Mercadante: terrorismo econômico não ajudou
Mercadante lembrou que Serra avisou que atacaria a candidatura de Luiz Inácio Lula da Silva à Presidência, mas disse esperar que o terrorismo econômico não seja uma dessas armas.

— Entre abril e maio, tivemos um movimento parecido com este, mas que não ajudou o candidato oficial a crescer — disse.

Ainda segundo Mercadante, o PT está disposto a dialogar, caso seja convidado pelo governo para um novo encontro, mesmo sabendo que o partido não dispõe de instrumentos de política econômica para resolver o problema.

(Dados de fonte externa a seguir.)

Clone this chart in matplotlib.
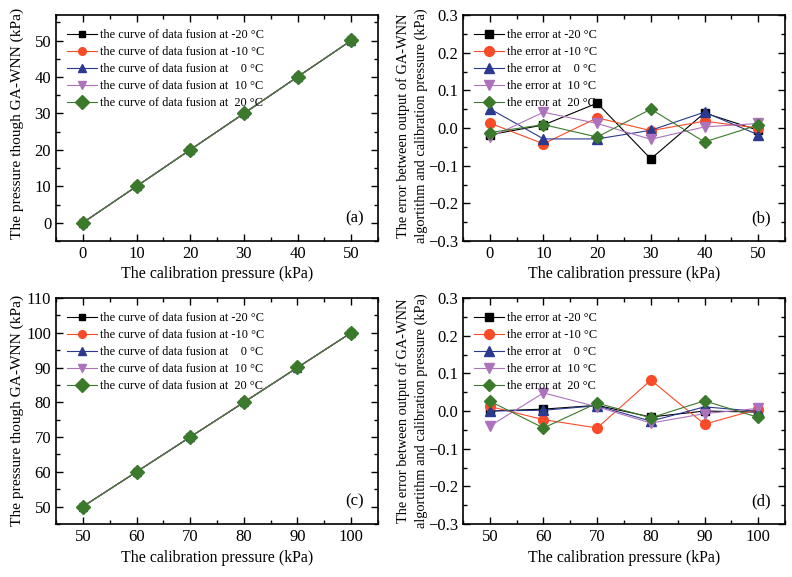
import matplotlib
matplotlib.use("Agg")
import matplotlib.pyplot as plt
from matplotlib.ticker import MultipleLocator

plt.rcParams['font.family'] = ['Liberation Serif', 'DejaVu Serif']

# ---- data ----
temps = [-20, -10, 0, 10, 20]
x_low = [0, 10, 20, 30, 40, 50]
x_high = [50, 60, 70, 80, 90, 100]

err_low = {
    -20: [-0.018, 0.008, 0.066, -0.082, 0.040, -0.006],
    -10: [0.013, -0.042, 0.027, -0.007, 0.018, 0.000],
    0:   [0.051, -0.029, -0.029, -0.006, 0.042, -0.018],
    10:  [-0.025, 0.042, 0.012, -0.030, 0.003, 0.012],
    20:  [-0.012, 0.009, -0.024, 0.050, -0.037, 0.008],
}
err_high = {
    -20: [0.000, 0.005, 0.015, -0.016, 0.000, -0.003],
    -10: [0.012, -0.023, -0.045, 0.082, -0.035, 0.005],
    0:   [0.000, 0.002, 0.014, -0.027, 0.011, -0.001],
    10:  [-0.040, 0.048, 0.011, -0.032, -0.007, 0.007],
    20:  [0.026, -0.045, 0.021, -0.018, 0.027, -0.017],
}
fused_low = {t: [x + e for x, e in zip(x_low, err_low[t])] for t in temps}
fused_high = {t: [x + e for x, e in zip(x_high, err_high[t])] for t in temps}

colors = ['#000000', '#FA4B28', '#2B3A8E', '#AC72BC', '#3B7A2C']
markers = ['s', 'o', '^', 'v', 'D']
msizes_fused = [5, 5.5, 5.5, 5.5, 7]
msizes_err = [6, 7, 7, 7, 6]
temp_lbl = ['-20', '-10', '   0', ' 10', ' 20']

xlabel_txt = 'The calibration pressure (kPa)'
ylabel_fused = 'The pressure though GA-WNN (kPa)'
ylabel_err1 = 'The error between output of GA-WNN'
ylabel_err2 = 'algortithm and calibration pressure (kPa)'

W, H = 792, 577
fig = plt.figure(figsize=(W / 100, H / 100), dpi=100)
renderer = fig.canvas.get_renderer()

def px_axes(l, t, r, b):
    return fig.add_axes([l / W, 1 - b / H, (r - l) / W, (b - t) / H])

def fit_size(s, length, rotation=0):
    t = fig.text(0, 0, s, fontsize=12, rotation=rotation)
    bb = t.get_window_extent(renderer)
    cur = bb.height if rotation == 90 else bb.width
    t.remove()
    return 12 * length / cur

def fig_text(x, y, s, size, rotation=0):
    return fig.text(x / W, 1 - y / H, s, ha='center', va='center',
                    rotation=rotation, fontsize=size, rotation_mode='anchor')

def style(ax):
    ax.tick_params(which='both', direction='in', top=True, right=True,
                   labelsize=12, width=1)
    ax.tick_params(which='major', length=5)
    ax.tick_params(which='minor', length=3)
    for s in ax.spines.values():
        s.set_linewidth(1.2)

LEG = dict(loc='upper left', frameon=False, fontsize=8.8, handlelength=2.4,
           handletextpad=0.3, labelspacing=0.42, borderaxespad=0.0,
           bbox_to_anchor=(0.02, 0.96))

axA = px_axes(56, 15, 378, 241)
axB = px_axes(463, 15, 785, 241)
axC = px_axes(56, 298, 378, 524)
axD = px_axes(463, 298, 785, 524)

for ax, xs, fused, lo, hi, yl, lab in [
        (axA, x_low, fused_low, -5, 55, (-5, 57), '(a)'),
        (axC, x_high, fused_high, 45, 105, (45, 110), '(c)')]:
    for i, t in enumerate(temps):
        ax.plot(xs, fused[t], color=colors[i], marker=markers[i],
                markersize=msizes_fused[i], linewidth=0.8,
                label=f'the curve of data fusion at {temp_lbl[i]} °C')
    ax.set_xlim(lo, hi)
    ax.set_ylim(*yl)
    ax.set_xticks(xs)
    ax.xaxis.set_minor_locator(MultipleLocator(5))
    ax.yaxis.set_major_locator(MultipleLocator(10))
    ax.yaxis.set_minor_locator(MultipleLocator(5))
    style(ax)
    ax.text(0.955, 0.1, lab, transform=ax.transAxes, ha='right', va='center', fontsize=12)
    ax.legend(**LEG)

for ax, xs, err, lo, hi, lab in [
        (axB, x_low, err_low, -5, 55, '(b)'),
        (axD, x_high, err_high, 45, 105, '(d)')]:
    for i, t in enumerate(temps):
        ax.plot(xs, err[t], color=colors[i], marker=markers[i],
                markersize=msizes_err[i], linewidth=0.8,
                label=f'the error at {temp_lbl[i]} °C')
    ax.set_xlim(lo, hi)
    ax.set_ylim(-0.3, 0.3)
    ax.set_xticks(xs)
    ax.xaxis.set_minor_locator(MultipleLocator(5))
    ax.yaxis.set_major_locator(MultipleLocator(0.1))
    ax.yaxis.set_minor_locator(MultipleLocator(0.05))
    style(ax)
    ax.text(0.955, 0.1, lab, transform=ax.transAxes, ha='right', va='center', fontsize=12)
    ax.legend(**LEG)

# axis labels (pixel-placed to match reference layout)
xs_size = fit_size(xlabel_txt, 191)
yf_size = fit_size(ylabel_fused, 231, rotation=90)
ye_size = fit_size(ylabel_err1, 224, rotation=90)
for cx, cy in [(217, 274), (624, 274), (217, 558), (624, 558)]:
    fig_text(cx, cy, xlabel_txt, xs_size)
fig_text(17, 123, ylabel_fused, yf_size, rotation=90)
fig_text(17, 410, ylabel_fused, yf_size, rotation=90)
fig_text(403, 126, ylabel_err1, ye_size, rotation=90)
fig_text(421, 126, ylabel_err2, ye_size, rotation=90)
fig_text(403, 411, ylabel_err1, ye_size, rotation=90)
fig_text(421, 411, ylabel_err2, ye_size, rotation=90)

fig.savefig('out.png', dpi=100)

A executiva do PT se reuniu, examinou a situação eleitoral e concluiu que o partido ainda tem chances de eleger candidatos próprios ou aliados para os governos em pelo menos dez estados. O partido diz também que pode aumentar para até 21 cadeiras no Senado a bancada de apoio a um possível governo petista.

O PT acha que está no páreo no Rio Grande do Sul, em São Paulo, no Estado do Rio, no Piauí, no Pará, em Rondônia, no Amapá, em Mato Grosso do Sul, no Distrito Federal e em Sergipe. O diagnóstico é que o bom desempenho de Lula alavancou os candidatos aos governos estaduais.

Por isso, independentemente de uma vitória ainda no primeiro turno, Lula deverá reforçar as campanhas nesses estados. Além disso, o PT decidiu acelerar a produção de material de campanha para atender à demanda nos estados.

A pesquisa do Datafolha que aponta uma diferença de sete pontos percentuais entre José Genoino e Paulo Maluf (PPB) em São Paulo animou o partido. A expectativa é que, mantidas as tendências apontadas, Genoino chegue à boca da urna disputando palmo a palmo a vaga para enfrentar o governador Geraldo Alckmin (PSDB) no segundo turno.

Em outros estados, como Maranhão, Ceará, Rio Grande do Norte, Paraná e Amazonas, porém, o partido praticamente jogou a toalha.

Dirceu tenta conter a euforia dos militantes
O partido deu informações sobre a situação da campanha nacional, com enfoque para as últimas pesquisas, que apontam a possibilidade, remota, de vitória de Lula no primeiro turno. Mas o presidente José Dirceu continua prudente:

— Temos que trabalhar como se estivéssemos perdendo.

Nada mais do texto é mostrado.